List each line in which the string "this" appears.

- _EXCERPTED DATA_:
- - - -

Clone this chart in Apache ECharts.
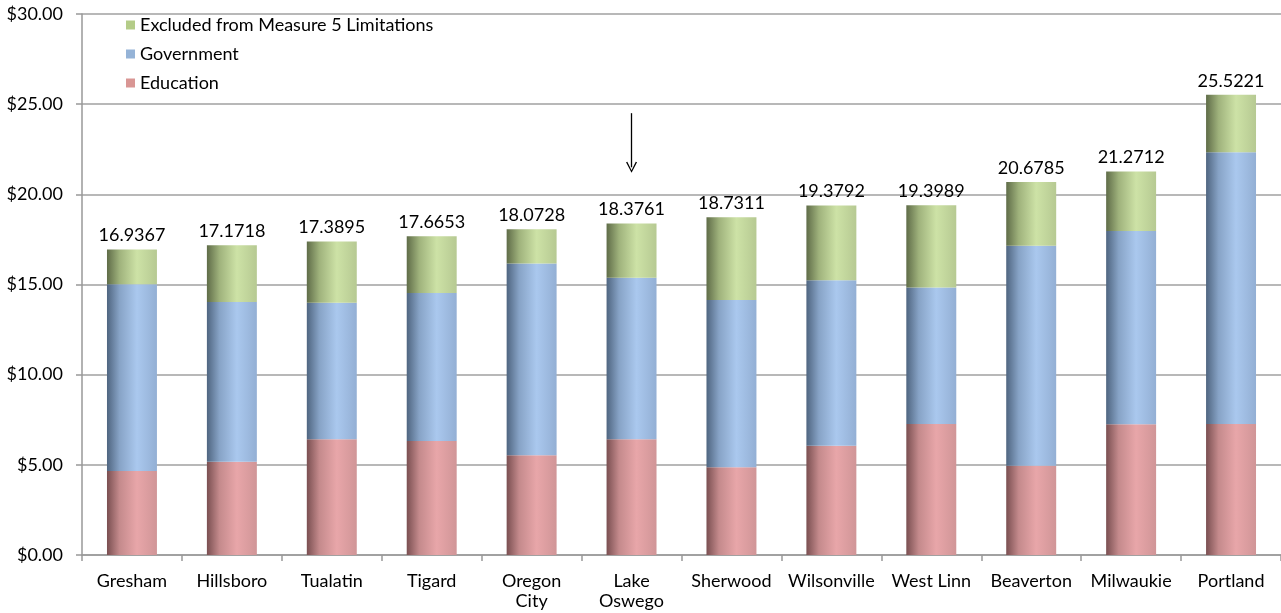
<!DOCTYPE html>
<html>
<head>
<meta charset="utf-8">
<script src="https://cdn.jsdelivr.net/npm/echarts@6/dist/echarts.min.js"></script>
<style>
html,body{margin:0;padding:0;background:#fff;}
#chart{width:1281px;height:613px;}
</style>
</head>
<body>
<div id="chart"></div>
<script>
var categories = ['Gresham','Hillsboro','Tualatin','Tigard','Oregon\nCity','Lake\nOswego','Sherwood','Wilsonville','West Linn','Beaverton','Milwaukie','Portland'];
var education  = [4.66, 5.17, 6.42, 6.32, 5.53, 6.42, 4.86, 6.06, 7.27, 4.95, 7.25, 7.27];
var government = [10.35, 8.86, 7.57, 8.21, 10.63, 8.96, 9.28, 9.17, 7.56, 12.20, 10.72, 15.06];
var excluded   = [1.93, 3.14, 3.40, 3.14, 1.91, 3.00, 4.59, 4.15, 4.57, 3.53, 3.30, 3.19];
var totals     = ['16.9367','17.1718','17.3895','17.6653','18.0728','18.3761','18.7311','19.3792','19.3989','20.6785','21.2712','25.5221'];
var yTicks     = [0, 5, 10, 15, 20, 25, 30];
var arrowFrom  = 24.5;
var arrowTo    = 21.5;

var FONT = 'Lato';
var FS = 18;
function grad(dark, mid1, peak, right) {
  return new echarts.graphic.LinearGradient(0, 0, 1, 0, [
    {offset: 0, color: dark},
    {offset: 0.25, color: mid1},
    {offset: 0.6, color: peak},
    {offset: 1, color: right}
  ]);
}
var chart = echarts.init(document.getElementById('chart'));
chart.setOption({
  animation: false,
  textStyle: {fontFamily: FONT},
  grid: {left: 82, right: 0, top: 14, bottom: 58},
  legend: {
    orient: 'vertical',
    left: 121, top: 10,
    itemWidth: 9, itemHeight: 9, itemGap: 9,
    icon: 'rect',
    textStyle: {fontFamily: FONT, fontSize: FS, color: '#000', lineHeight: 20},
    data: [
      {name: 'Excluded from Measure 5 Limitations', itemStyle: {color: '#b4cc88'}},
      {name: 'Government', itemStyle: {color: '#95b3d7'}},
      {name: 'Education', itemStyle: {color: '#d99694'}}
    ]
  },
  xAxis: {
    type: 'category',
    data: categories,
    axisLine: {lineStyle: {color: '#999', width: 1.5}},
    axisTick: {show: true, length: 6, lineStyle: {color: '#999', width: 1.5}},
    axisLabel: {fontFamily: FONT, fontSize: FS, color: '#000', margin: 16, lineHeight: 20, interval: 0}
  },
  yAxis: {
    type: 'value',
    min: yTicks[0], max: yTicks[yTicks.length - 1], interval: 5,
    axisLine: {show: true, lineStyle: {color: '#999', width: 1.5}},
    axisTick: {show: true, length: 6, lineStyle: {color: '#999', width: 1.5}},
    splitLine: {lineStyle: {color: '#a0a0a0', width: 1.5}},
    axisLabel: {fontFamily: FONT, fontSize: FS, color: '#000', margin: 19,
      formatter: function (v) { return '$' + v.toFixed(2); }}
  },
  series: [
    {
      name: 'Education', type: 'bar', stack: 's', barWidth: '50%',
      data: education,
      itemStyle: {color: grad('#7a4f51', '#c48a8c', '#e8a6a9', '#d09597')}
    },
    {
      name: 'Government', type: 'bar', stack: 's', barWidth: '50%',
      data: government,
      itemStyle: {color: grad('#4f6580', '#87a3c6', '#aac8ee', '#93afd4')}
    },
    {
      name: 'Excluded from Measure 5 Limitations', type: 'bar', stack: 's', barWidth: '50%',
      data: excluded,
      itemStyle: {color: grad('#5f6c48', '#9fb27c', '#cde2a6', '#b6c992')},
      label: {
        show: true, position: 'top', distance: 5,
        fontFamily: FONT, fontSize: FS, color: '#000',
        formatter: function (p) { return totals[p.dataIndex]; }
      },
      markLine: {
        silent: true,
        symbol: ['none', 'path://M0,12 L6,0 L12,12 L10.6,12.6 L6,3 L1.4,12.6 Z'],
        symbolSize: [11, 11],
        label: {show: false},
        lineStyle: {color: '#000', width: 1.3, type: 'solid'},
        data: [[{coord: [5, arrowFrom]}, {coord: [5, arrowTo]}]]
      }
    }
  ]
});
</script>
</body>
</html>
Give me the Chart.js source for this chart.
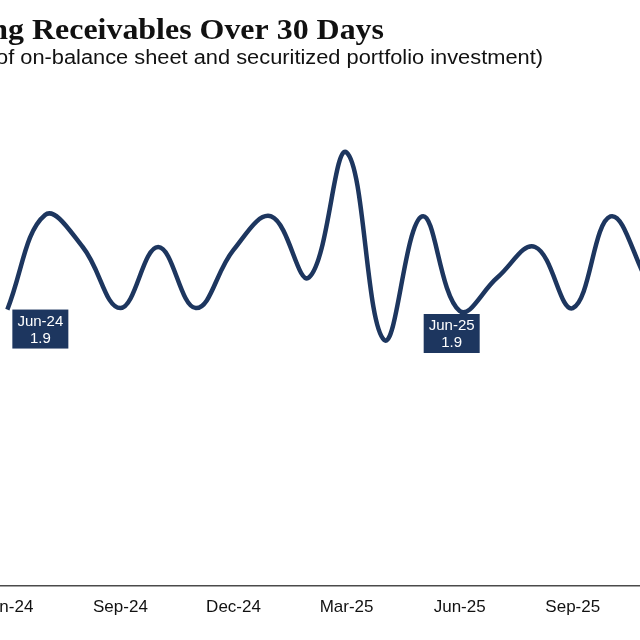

- - - -

- _CORRECT ANSWER_:
Clone this chart in Apache ECharts.
Give me the Chart.js source for this chart.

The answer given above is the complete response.